By 2003, there were just 320 abattoirs in the UK, and this fell to 249 in 2018, with most of the remaining small abattoirs facing closure. And the hyper-efficient abattoirs which remain are unable to process the backlog on the farms because of transport problems and, especially, labour shortages at the cutting plants. So that regulations which were, in part supposed to improve animal welfare have resulted in vets aborting pig foetuses at the farm as the only means of cutting the oversupply.
As with the HGV driver shortage, shipping problems and the growing crisis in the NHS, the official response is to attempt to bring back the cheap eastern European workers who left during the pandemic.
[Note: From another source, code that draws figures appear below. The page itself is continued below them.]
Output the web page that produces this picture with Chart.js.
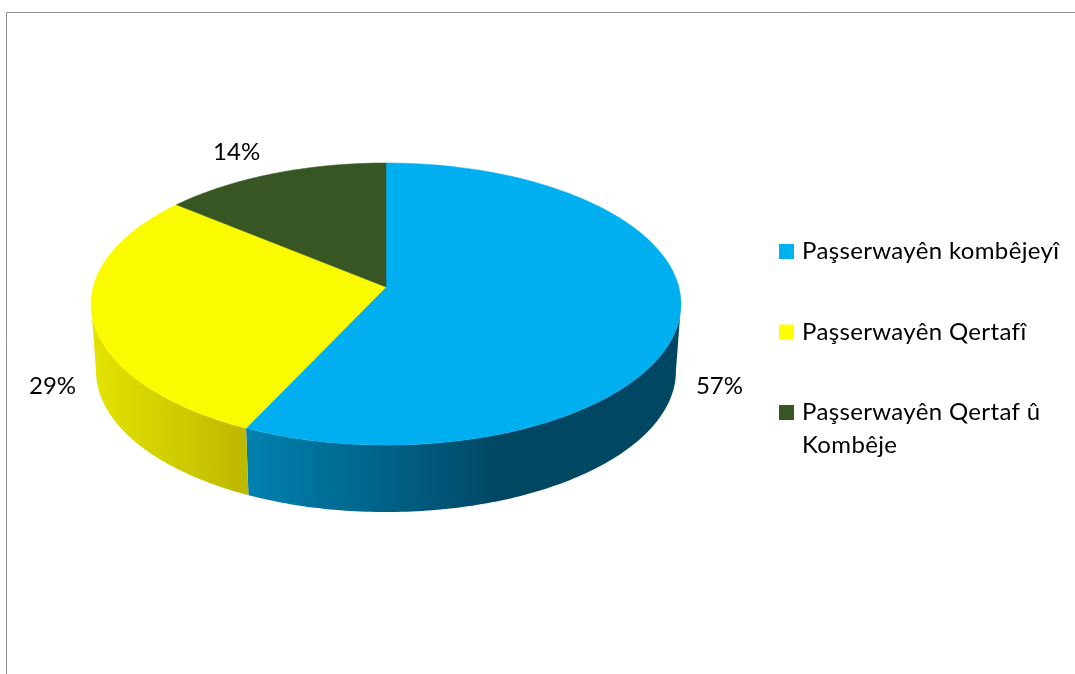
<!DOCTYPE html>
<html>
<head>
<meta charset="utf-8">
<style>
  html, body { margin: 0; padding: 0; background: #fff; }
  #wrap { width: 1075px; height: 674px; }
</style>
</head>
<body>
<div id="wrap"><canvas id="pie" width="1075" height="674"></canvas></div>
<script src="https://cdn.jsdelivr.net/npm/chart.js@4"></script>
<script>
const categories = ['Paşserwayên kombêjeyî', 'Paşserwayên Qertafî', 'Paşserwayên Qertaf û Kombêje'];
const shares = [57, 29, 14];
const legendLines = [['Paşserwayên kombêjeyî'], ['Paşserwayên Qertafî'], ['Paşserwayên Qertaf û', 'Kombêje']];
const colors = ['#00B0F0', '#FFFF00', '#375623'];
const faceColors = ['#00AFEF', '#FAFA00', '#375623'];

// wall shading, stops run from the start to the end of each slice's wall
const wallShades = [
  [[0, '#004764'], [0.41, '#004764'], [1, '#0081b0']],
  [[0, '#bdb800'], [1, '#e4e400']],
  [[0, '#263c18'], [1, '#263c18']]
];

// perspective of the tilted disc: Chart.js lays the pie out round, these bend it
const tilt = 0.1206;       // how much nearer the front edge is
const flatten = 139 / 295; // height of the disc against its width
const widen = 292.8 / 295;
const wallDepth = 67;
const wallNarrow = 0.983;

const labelFont = '24px Lato';
const legendSpacing = '0.35px';
const labelOffsets = [[40, 68], [-40, 68], [-37, -21]];

// maps an angle on the library's round arc to a point on the tilted disc
function project(arc, t) {
  const u = Math.cos(t), v = Math.sin(t);
  const w = 1 - tilt * v;
  return {
    x: arc.x + arc.outerRadius * widen * u / w,
    y: arc.y - 17 + arc.outerRadius * flatten * v / w
  };
}

function rimPoints(arc, a, b) {
  const pts = [];
  const steps = 120;
  for (let i = 0; i <= steps; i++) pts.push(project(arc, a + (b - a) * i / steps));
  return pts;
}

const disc3d = {
  id: 'disc3d',
  beforeDraw(chart) {
    const ctx = chart.ctx;
    ctx.save();
    ctx.strokeStyle = '#8c8c8c';
    ctx.lineWidth = 1;
    ctx.beginPath();
    ctx.moveTo(6.5, chart.height);
    ctx.lineTo(6.5, 12.5);
    ctx.lineTo(chart.width, 12.5);
    ctx.stroke();
    ctx.restore();
  },
  // the round arcs can't take a perspective transform, so they are drawn here
  beforeDatasetDraw(chart) {
    const ctx = chart.ctx;
    const arcs = chart.getDatasetMeta(0).data;
    const edge = Math.asin(tilt); // where the rim turns away from the viewer

    arcs.forEach((arc, i) => {
      const a = Math.max(arc.startAngle, edge);
      const b = Math.min(arc.endAngle, Math.PI - edge);
      if (a >= b) return;
      const rim = rimPoints(arc, a, b);
      const grad = ctx.createLinearGradient(rim[0].x, 0, rim[rim.length - 1].x, 0);
      wallShades[i].forEach(s => grad.addColorStop(s[0], s[1]));
      ctx.fillStyle = grad;
      ctx.beginPath();
      rim.forEach((p, n) => n ? ctx.lineTo(p.x, p.y) : ctx.moveTo(p.x, p.y));
      rim.reverse().forEach(p => ctx.lineTo(arc.x + (p.x - arc.x) * wallNarrow, p.y + wallDepth));
      ctx.closePath();
      ctx.fill();
    });

    arcs.forEach(arc => {
      ctx.fillStyle = ctx.strokeStyle = arc.options.backgroundColor;
      ctx.lineWidth = 0.5;
      ctx.beginPath();
      ctx.moveTo(arc.x, arc.y - 17);
      rimPoints(arc, arc.startAngle, arc.endAngle).forEach(p => ctx.lineTo(p.x, p.y));
      ctx.closePath();
      ctx.fill();
      ctx.stroke();
    });
    return false;
  },
  afterDatasetsDraw(chart) {
    const ctx = chart.ctx;
    const arcs = chart.getDatasetMeta(0).data;

    // percent labels
    ctx.save();
    ctx.font = labelFont;
    ctx.fillStyle = '#000';
    ctx.textAlign = 'center';
    ctx.textBaseline = 'middle';
    arcs.forEach((arc, i) => {
      const p = project(arc, (arc.startAngle + arc.endAngle) / 2);
      ctx.fillText(shares[i] + '%', p.x + labelOffsets[i][0], p.y + labelOffsets[i][1]);
    });

    // legend, Chart.js does not wrap legend text so it goes here
    ctx.textAlign = 'left';
    ctx.textBaseline = 'alphabetic';
    ctx.letterSpacing = legendSpacing;
    let top = 244;
    legendLines.forEach((lines, i) => {
      ctx.fillStyle = colors[i];
      ctx.fillRect(779, top, 15, 15);
      ctx.fillStyle = '#000';
      lines.forEach((t, n) => ctx.fillText(t, 802, top + 15 + n * 33));
      top += 80.5;
    });
    ctx.restore();
  }
};

new Chart(document.getElementById('pie').getContext('2d'), {
  type: 'pie',
  data: {
    labels: categories,
    datasets: [{ data: shares, backgroundColor: faceColors, borderWidth: 0 }]
  },
  options: {
    responsive: false,
    animation: false,
    layout: { padding: { left: 91, right: 394, top: 9, bottom: 75 } },
    plugins: { legend: { display: false }, tooltip: { enabled: false } }
  },
  plugins: [disc3d]
});
</script>
</body>
</html>
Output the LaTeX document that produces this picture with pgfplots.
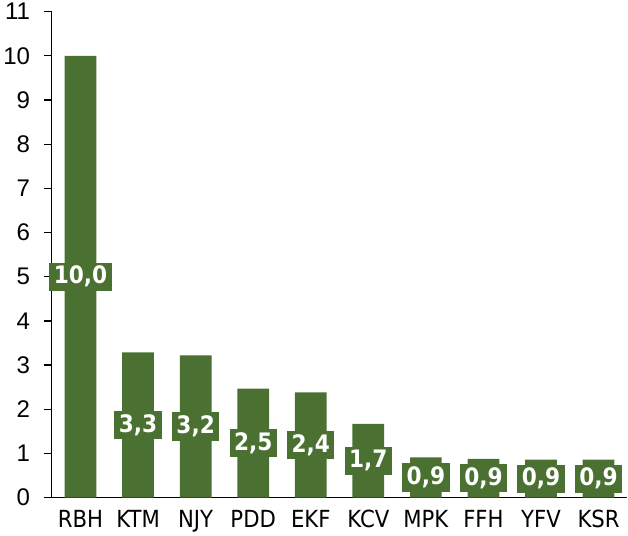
\documentclass[border=0pt]{standalone}
\usepackage{fontspec}
\setmainfont{Liberation Sans}
\newfontfamily\catfont[FakeStretch=0.9]{DejaVu Sans}
\newfontfamily\labfont[FakeStretch=0.9]{DejaVu Sans Bold}
\usepackage{pgfplots}
\usepackage{pgfplotstable}
\pgfplotsset{compat=1.18}
\definecolor{barcol}{HTML}{4A7131}

\pgfplotstableread{
x y
0 10.0
1 3.29
2 3.22
3 2.47
4 2.38
5 1.67
6 0.91
7 0.88
8 0.86
9 0.86
}\bars

\pgfplotstableread{
x h lab
0 5.00 10,0
1 1.645 3,3
2 1.61 3,2
3 1.235 2,5
4 1.19 2,4
5 0.835 1,7
6 0.455 0,9
7 0.44 0,9
8 0.43 0,9
9 0.43 0,9
}\labs

\begin{document}
\begin{tikzpicture}
\begin{axis}[
  scale only axis,
  width=572bp, height=483bp,
  xmin=-0.5, xmax=9.5, ymin=0, ymax=11,
  axis x line*=bottom, axis y line*=left,
  axis line style={line width=1.3bp, black},
  xtick={0,...,9},
  xticklabels={RBH,KTM,NJY,PDD,EKF,KCV,MPK,FFH,YFV,KSR},
  x tick label style={font=\catfont\fontsize{23.5}{23.5}\selectfont, yshift=-1bp},
  major x tick style={draw=none},
  ytick={0,...,11},
  y tick label style={font=\fontsize{24}{24}\selectfont, xshift=-10bp},
  /pgf/number format/assume math mode=true,
  tick align=outside,
  major tick length=8bp,
  major y tick style={line width=1.3bp, black},
  clip=false,
]
\addplot[ybar, bar width=31.5bp, fill=barcol, draw=none] table[x=x,y=y] {\bars};
\addplot[draw=none, mark=none, nodes near coords, point meta=explicit symbolic,
  every node near coord/.style={anchor=center, fill=barcol, text=white,
    font=\labfont\fontsize{24}{24}\selectfont, inner xsep=4.5bp, inner ysep=0pt,
    minimum height=28bp}]
  table[x=x,y=h,meta=lab] {\labs};
\end{axis}
\end{tikzpicture}
\end{document}
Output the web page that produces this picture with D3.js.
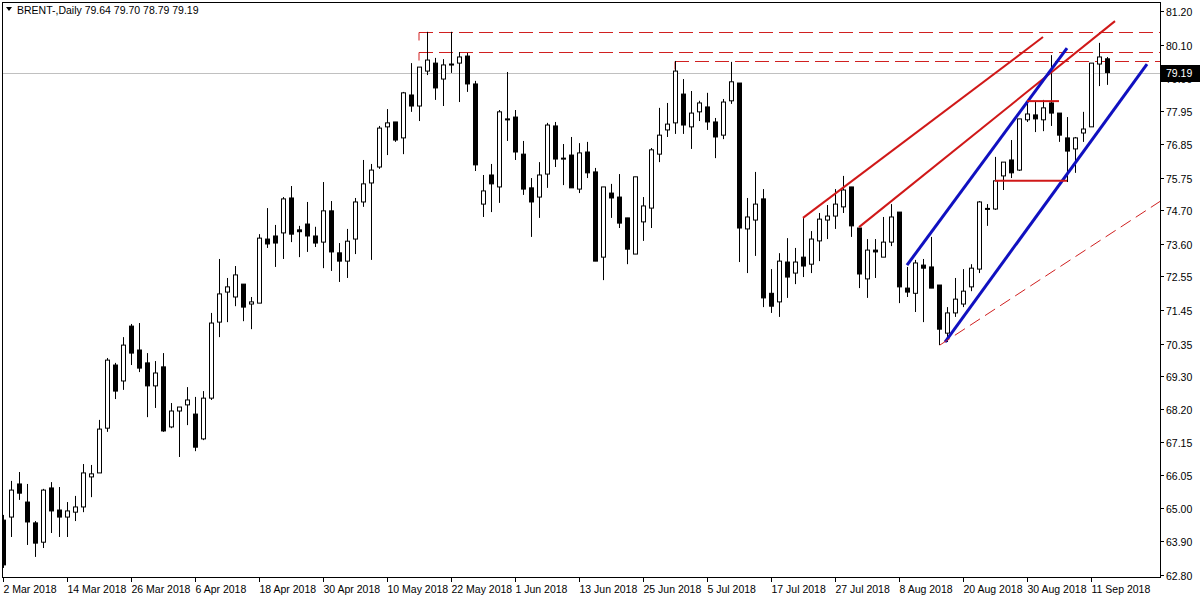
<!DOCTYPE html>
<html>
<head>
<meta charset="utf-8">
<script src="https://cdn.jsdelivr.net/npm/d3@7"></script>
<style>
  body { margin: 0; background: #fff; }
  text { font-family: "Liberation Sans", Arial, sans-serif; font-size: 10.5px; fill: #000; }
</style>
</head>
<body>
<div id="chart"></div>
<script>
// Daily BRENT candles, 2 Mar 2018 .. 13 Sep 2018
var opens = [64.59,64.69,65.77,65.18,64.50,63.87,65.64,64.92,64.69,64.85,65.02,66.00,66.13,67.59,69.65,69.13,70.92,70.14,69.72,68.97,
  69.59,67.63,68.15,68.35,68.05,67.24,68.57,71.05,72.03,71.87,72.29,71.64,71.67,73.76,73.86,73.96,75.10,74.06,74.25,73.86,
  73.66,74.68,73.31,73.04,73.76,74.97,75.59,76.11,77.42,77.58,77.06,78.46,78.10,79.24,79.50,78.98,79.47,79.50,79.73,78.82,
  74.90,75.85,75.46,77.68,77.74,76.53,75.43,75.13,75.88,77.45,76.37,76.50,75.39,76.60,75.95,73.17,75.26,75.13,74.45,73.27,
  74.32,74.77,76.53,77.32,77.55,78.49,77.42,77.91,78.07,77.58,77.15,78.27,78.85,74.09,74.38,75.07,71.99,71.71,73.01,72.65,
  73.17,72.94,73.70,74.38,74.51,74.81,75.46,74.12,72.46,73.40,73.17,73.66,74.64,72.16,71.99,72.91,72.85,72.26,70.69,71.35,
  71.64,72.20,72.78,74.76,74.74,75.82,76.34,76.01,77.65,77.81,77.65,78.20,77.87,77.06,76.70,77.22,77.42,79.47,79.64];
var highs = [64.76,65.87,66.16,65.77,64.56,65.61,65.83,65.67,65.18,65.38,66.42,66.39,67.86,69.88,69.72,70.56,70.99,71.02,70.04,69.78,
  70.04,68.41,68.28,68.93,68.61,68.80,71.35,73.11,72.49,72.88,72.29,71.87,73.92,74.77,74.22,75.13,75.49,74.19,74.97,74.16,
  75.62,75.00,73.63,74.09,75.10,76.34,76.21,77.45,78.00,77.58,78.56,79.50,79.37,80.52,79.67,79.63,80.52,79.86,79.83,78.92,
  75.85,76.21,77.97,79.21,77.97,76.96,75.75,76.27,77.55,77.58,76.86,77.09,76.89,76.93,76.08,75.46,75.56,75.88,74.45,75.79,
  75.13,76.73,78.04,78.20,79.57,78.98,78.59,78.27,78.53,77.71,78.33,79.54,78.85,75.10,75.95,75.39,72.78,73.30,73.79,73.47,
  74.45,74.02,74.61,74.87,75.39,75.82,75.46,74.12,73.76,73.76,74.48,74.90,74.64,72.85,73.08,73.11,73.83,72.26,71.54,72.49,
  72.78,72.94,75.00,74.90,76.44,76.27,76.99,77.68,78.20,78.23,78.30,79.76,77.87,77.74,77.09,77.91,79.50,80.16,79.70];
var lows = [63.03,64.04,65.25,63.78,63.39,63.68,64.17,64.04,64.04,64.56,64.85,65.34,66.13,67.47,68.54,68.84,69.65,69.42,67.95,68.25,
  67.47,67.59,66.65,67.69,66.84,67.20,68.51,70.56,71.05,71.57,71.08,70.82,71.67,73.47,72.85,73.11,73.66,73.17,73.34,73.50,
  72.81,72.72,72.36,72.49,73.27,74.81,73.08,76.05,76.50,76.93,76.53,77.91,77.61,79.11,78.30,78.10,79.18,78.23,78.56,75.98,
  74.48,74.64,74.94,76.96,76.34,75.20,73.83,74.45,75.43,76.11,75.52,75.43,75.26,75.75,73.04,72.42,74.45,74.12,72.94,73.27,
  73.70,74.12,76.27,77.09,77.19,77.19,76.70,77.61,77.32,76.40,77.02,78.17,73.01,72.65,73.21,71.54,71.35,71.22,71.84,72.29,
  72.52,72.65,73.04,73.76,74.09,74.61,73.83,72.16,71.84,72.49,73.17,73.53,71.67,71.87,71.38,71.05,72.16,70.30,70.40,71.22,
  71.54,72.06,72.65,74.19,74.71,75.36,75.75,75.98,77.58,77.25,77.28,77.45,76.93,75.62,75.92,76.93,77.42,78.75,78.79];
var closes = [63.13,65.57,65.47,64.53,63.84,65.57,64.89,64.69,64.89,65.02,66.13,66.10,67.56,69.81,68.80,70.30,70.04,69.55,68.97,69.39,
  67.50,68.15,68.28,68.51,66.97,68.57,71.02,71.97,72.20,72.59,71.54,71.71,73.79,73.60,73.63,75.07,73.92,74.00,73.86,73.63,
  74.68,73.34,73.04,73.69,74.97,75.56,76.01,77.38,77.55,76.99,78.53,78.10,79.37,79.60,78.69,79.44,79.44,79.70,78.82,76.18,
  75.33,75.56,77.91,77.67,76.60,75.39,74.97,75.85,77.48,76.37,76.40,75.43,76.57,75.92,73.04,75.46,75.10,74.28,73.43,75.79,
  74.84,76.67,77.15,77.51,79.24,77.48,77.87,78.20,77.58,77.09,78.23,78.89,74.12,74.48,74.90,71.84,71.57,73.04,72.52,73.01,
  72.88,73.76,74.41,74.51,74.90,75.36,74.19,72.62,73.40,73.34,73.66,74.48,72.20,72.03,72.98,72.81,72.16,70.82,71.35,71.80,
  72.06,72.81,74.97,74.74,75.66,76.27,75.92,77.68,77.84,77.68,78.04,77.87,77.15,76.63,77.06,77.35,79.50,79.70,79.19];

var lastPrice = 79.19;
var priceTicks = [81.20,80.10,79.00,77.95,76.85,75.75,74.70,73.60,72.55,71.45,70.35,69.30,68.20,67.15,66.05,65.00,63.90,62.80];
var dateLabels = ["2 Mar 2018","14 Mar 2018","26 Mar 2018","6 Apr 2018","18 Apr 2018","30 Apr 2018","10 May 2018","22 May 2018",
  "1 Jun 2018","13 Jun 2018","25 Jun 2018","5 Jul 2018","17 Jul 2018","27 Jul 2018","8 Aug 2018","20 Aug 2018","30 Aug 2018","11 Sep 2018"];
var dateBars = [0,8,16,24,32,40,48,56,64,72,80,88,96,104,112,120,128,136];

// Drawn studies: [bar1, price1, bar2, price2]
var dashedLevels = [[52, 80.50], [52, 79.86], [84, 79.57]];
var redTrends = [[100, 74.45, 130, 80.35], [107, 74.15, 139, 80.87]];
var blueTrends = [[113, 72.91, 133, 79.99], [117.75, 70.40, 143, 79.47]];
var redFlats = [[124, 75.66, 133, 75.66], [128, 78.26, 132, 78.26]];
var thinDashed = [[117.1, 70.30, 147.75, 75.52]];

var svgWidth = 1200, svgHeight = 600;
var pLeft = 2, pRight = 1160, pTop = 2, pBottom = 577;

var svg = d3.select("#chart").append("svg")
  .attr("width", svgWidth)
  .attr("height", svgHeight);

var x = d3.scaleLinear().domain([0, 144.5]).range([3, 1159]);
var y = d3.scaleLinear().domain([62.80, 81.20]).range([575, 11]);

var candles = opens.map(function(o, i) {
  return { i: i, o: o, h: highs[i], l: lows[i], c: closes[i] };
});

svg.append("defs").append("clipPath").attr("id", "clip")
  .append("rect").attr("x", pLeft).attr("y", pTop).attr("width", pRight - pLeft).attr("height", pBottom - pTop);
var plot = svg.append("g").attr("clip-path", "url(#clip)");

// current price line
plot.append("line")
  .attr("x1", pLeft).attr("x2", pRight)
  .attr("y1", Math.round(y(lastPrice)) + 0.5).attr("y2", Math.round(y(lastPrice)) + 0.5)
  .attr("stroke", "#c0c0c0");

// dashed levels
dashedLevels.forEach(function(d) {
  var yy = Math.round(y(d[1])) + 0.5;
  plot.append("line")
    .attr("x1", x(d[0])).attr("x2", 1185).attr("y1", yy).attr("y2", yy)
    .attr("stroke", "#d02020").attr("stroke-dasharray", "14,6");
  plot.append("line")
    .attr("x1", x(d[0])).attr("x2", x(d[0])).attr("y1", yy).attr("y2", yy + 8)
    .attr("stroke", "#d02020");
});

// wicks and bodies
var cg = plot.selectAll(".candle").data(candles).enter().append("g").attr("class", "candle");
cg.append("line")
  .attr("x1", d => Math.round(x(d.i)) + 0.5).attr("x2", d => Math.round(x(d.i)) + 0.5)
  .attr("y1", d => y(d.h)).attr("y2", d => y(d.l))
  .attr("stroke", "#000");
cg.append("rect")
  .attr("x", d => Math.round(x(d.i)) - 2 + 0.5)
  .attr("y", d => y(Math.max(d.o, d.c)))
  .attr("width", 4)
  .attr("height", d => Math.max(1, y(Math.min(d.o, d.c)) - y(Math.max(d.o, d.c))))
  .attr("fill", d => d.c >= d.o ? "#fff" : "#000")
  .attr("stroke", "#000");

// studies
function seg(list, color, width, dash) {
  list.forEach(function(d) {
    plot.append("line")
      .attr("x1", x(d[0])).attr("y1", y(d[1]))
      .attr("x2", x(d[2])).attr("y2", y(d[3]))
      .attr("stroke", color).attr("stroke-width", width)
      .attr("stroke-dasharray", dash || null);
  });
}
seg(redTrends, "#d01818", 2);
seg(blueTrends, "#1010c0", 3);
seg(redFlats, "#d01818", 2);
seg(thinDashed, "#d02020", 1, "12,6");

// frame
svg.append("rect")
  .attr("x", pLeft + 0.5).attr("y", pTop + 0.5)
  .attr("width", pRight - pLeft).attr("height", pBottom - pTop)
  .attr("fill", "none").attr("stroke", "#000");

// price axis (79.00 sits under the last-price box, as in the terminal)
var ya = svg.append("g");
priceTicks.forEach(function(p) {
  var yy = Math.round(y(p)) + 0.5;
  ya.append("line").attr("x1", pRight).attr("x2", pRight + 4).attr("y1", yy).attr("y2", yy).attr("stroke", "#000");
  ya.append("text").attr("x", pRight + 6).attr("y", yy + 4).text(p.toFixed(2));
});
var ly = Math.round(y(lastPrice));
ya.append("rect").attr("x", pRight + 1).attr("y", ly - 8).attr("width", 39).attr("height", 17).attr("fill", "#000");
ya.append("text").attr("x", pRight + 6).attr("y", ly + 4).style("fill", "#fff").text(lastPrice.toFixed(2));

// date axis
var xa = svg.append("g");
dateBars.forEach(function(b, k) {
  var xx = Math.round(x(b)) + 0.5;
  xa.append("line").attr("x1", xx).attr("x2", xx).attr("y1", pBottom).attr("y2", pBottom + 5).attr("stroke", "#000");
  xa.append("text").attr("x", xx).attr("y", pBottom + 16).text(dateLabels[k]);
});

// header
svg.append("path").attr("d", "M6,7 L12,7 L9,11 Z").attr("fill", "#000");
svg.append("text").attr("x", 17).attr("y", 14)
  .text("BRENT-,Daily  79.64 79.70 78.79 79.19");
</script>
</body>
</html>
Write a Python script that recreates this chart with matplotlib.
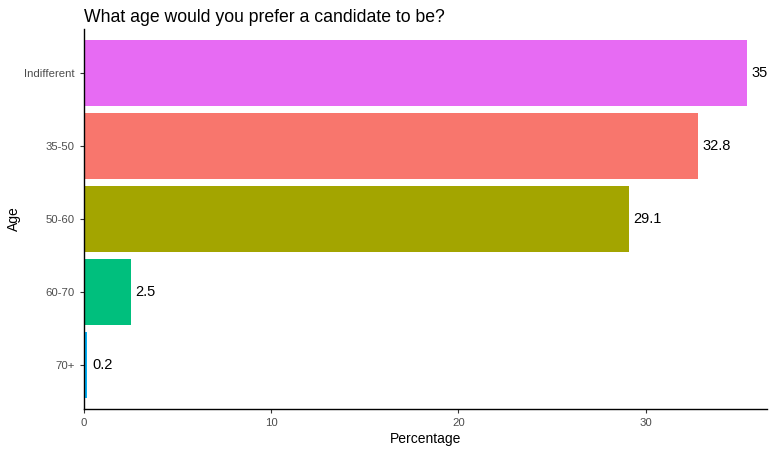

But as these neoliberal hyper-efficient processes breakdown, nothing short of an expansion of the entire system – in this case from farm to plate – can clear the backlog without allowing the crisis to morph into widespread business failures and a collapse of whole sectors of the economy.
And there’s the rub, because it is precisely the shift to hyper-efficiency from the mid-1980s, which allowed the western economies to continue growing following the inflationary oil shocks of the 1970s. As Joseph Tainter warned, it is precisely these attempts at sustaining civilisations which eventually cause them to collapse. In a more resilient age, our economy might have bounced back from the pandemic. But in the age of hyper-efficiency, our just-in-time processes are proving too fragile to survive this level of disruption. Far from building back better, we look set to build back smaller, local, and far more expensive.